# TASK TO COMPLETE
Return the lines below exactly, from the first line to the line that contains "ref_y = [0.04, 0.96]". Leave out pictures.

____ DATA BLOCK

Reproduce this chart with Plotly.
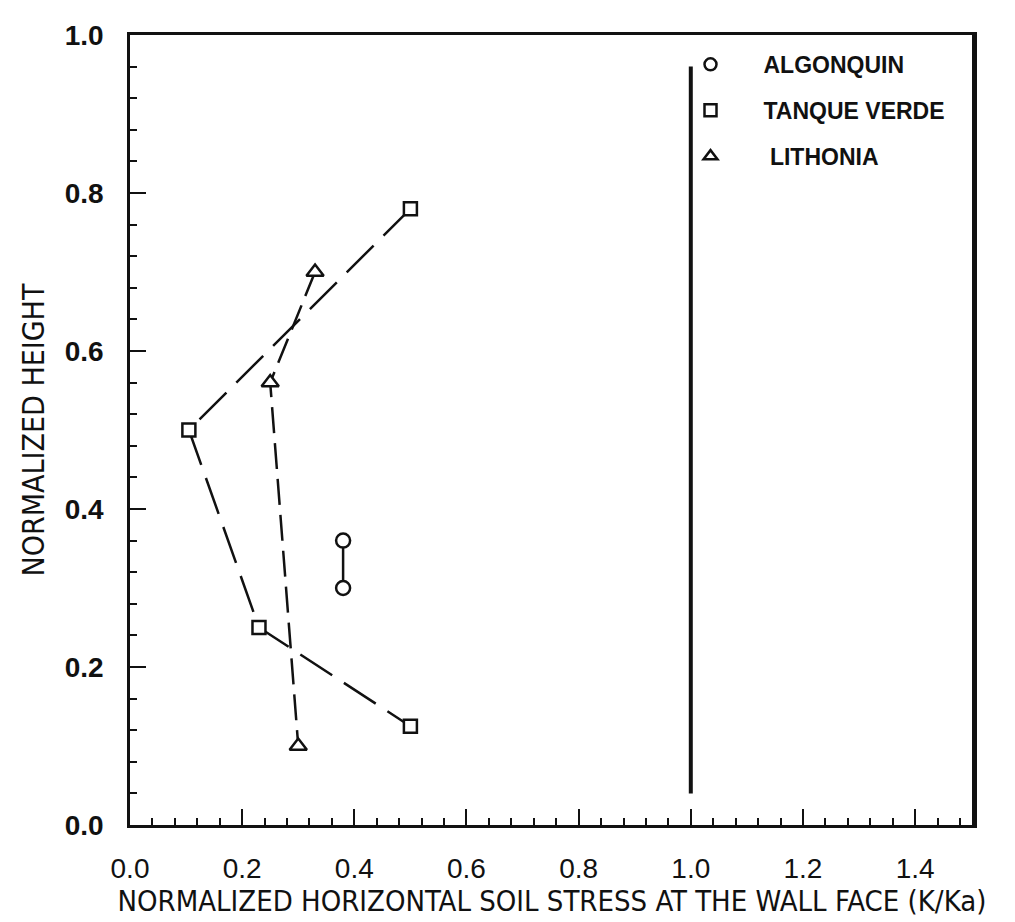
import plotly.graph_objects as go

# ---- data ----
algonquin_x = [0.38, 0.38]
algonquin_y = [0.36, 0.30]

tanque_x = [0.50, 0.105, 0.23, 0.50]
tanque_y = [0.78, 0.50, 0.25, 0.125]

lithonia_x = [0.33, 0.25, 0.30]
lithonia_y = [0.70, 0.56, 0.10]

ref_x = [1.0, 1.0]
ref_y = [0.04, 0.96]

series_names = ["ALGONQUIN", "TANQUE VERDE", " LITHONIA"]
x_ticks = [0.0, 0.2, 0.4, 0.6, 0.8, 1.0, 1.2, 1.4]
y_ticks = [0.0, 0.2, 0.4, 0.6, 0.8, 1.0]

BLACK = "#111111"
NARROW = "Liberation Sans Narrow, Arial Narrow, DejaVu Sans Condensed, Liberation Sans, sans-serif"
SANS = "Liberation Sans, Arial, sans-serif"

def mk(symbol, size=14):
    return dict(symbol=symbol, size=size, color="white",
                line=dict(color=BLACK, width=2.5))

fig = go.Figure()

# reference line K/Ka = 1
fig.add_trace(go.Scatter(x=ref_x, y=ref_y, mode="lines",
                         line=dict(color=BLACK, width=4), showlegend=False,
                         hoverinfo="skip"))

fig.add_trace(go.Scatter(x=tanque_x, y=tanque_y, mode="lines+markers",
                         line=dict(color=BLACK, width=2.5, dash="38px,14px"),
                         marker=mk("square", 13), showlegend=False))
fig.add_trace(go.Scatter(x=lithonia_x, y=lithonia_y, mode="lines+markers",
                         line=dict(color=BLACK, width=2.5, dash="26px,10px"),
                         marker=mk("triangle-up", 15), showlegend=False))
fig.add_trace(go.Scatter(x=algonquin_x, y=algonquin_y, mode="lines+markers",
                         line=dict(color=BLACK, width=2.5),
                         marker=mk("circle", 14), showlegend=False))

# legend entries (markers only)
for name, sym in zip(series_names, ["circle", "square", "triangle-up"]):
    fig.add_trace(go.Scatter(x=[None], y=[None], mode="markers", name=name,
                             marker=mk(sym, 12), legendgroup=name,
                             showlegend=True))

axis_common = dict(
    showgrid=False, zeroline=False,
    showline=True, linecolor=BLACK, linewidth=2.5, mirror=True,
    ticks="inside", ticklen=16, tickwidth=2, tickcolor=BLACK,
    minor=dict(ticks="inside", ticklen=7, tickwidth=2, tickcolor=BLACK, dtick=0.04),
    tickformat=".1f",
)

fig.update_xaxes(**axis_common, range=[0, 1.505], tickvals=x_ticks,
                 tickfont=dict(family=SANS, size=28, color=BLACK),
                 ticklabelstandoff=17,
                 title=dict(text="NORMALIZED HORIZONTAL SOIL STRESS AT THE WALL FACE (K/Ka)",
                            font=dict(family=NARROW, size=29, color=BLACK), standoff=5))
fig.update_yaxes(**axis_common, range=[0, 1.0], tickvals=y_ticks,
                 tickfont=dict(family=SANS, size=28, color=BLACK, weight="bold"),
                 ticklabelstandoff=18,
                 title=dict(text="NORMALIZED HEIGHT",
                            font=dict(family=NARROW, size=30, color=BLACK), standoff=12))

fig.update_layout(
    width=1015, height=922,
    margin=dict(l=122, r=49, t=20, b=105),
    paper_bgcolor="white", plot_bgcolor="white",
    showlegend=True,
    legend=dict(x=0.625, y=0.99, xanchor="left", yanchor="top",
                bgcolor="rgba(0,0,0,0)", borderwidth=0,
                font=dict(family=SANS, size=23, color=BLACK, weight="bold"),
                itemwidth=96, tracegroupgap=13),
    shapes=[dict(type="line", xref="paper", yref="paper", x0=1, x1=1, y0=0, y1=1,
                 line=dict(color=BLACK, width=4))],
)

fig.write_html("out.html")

________

# SOLUTION TO THIS PROBLEM
Reproduce this chart with Plotly.
import plotly.graph_objects as go

# ---- data ----
algonquin_x = [0.38, 0.38]
algonquin_y = [0.36, 0.30]

tanque_x = [0.50, 0.105, 0.23, 0.50]
tanque_y = [0.78, 0.50, 0.25, 0.125]

lithonia_x = [0.33, 0.25, 0.30]
lithonia_y = [0.70, 0.56, 0.10]

ref_x = [1.0, 1.0]
ref_y = [0.04, 0.96]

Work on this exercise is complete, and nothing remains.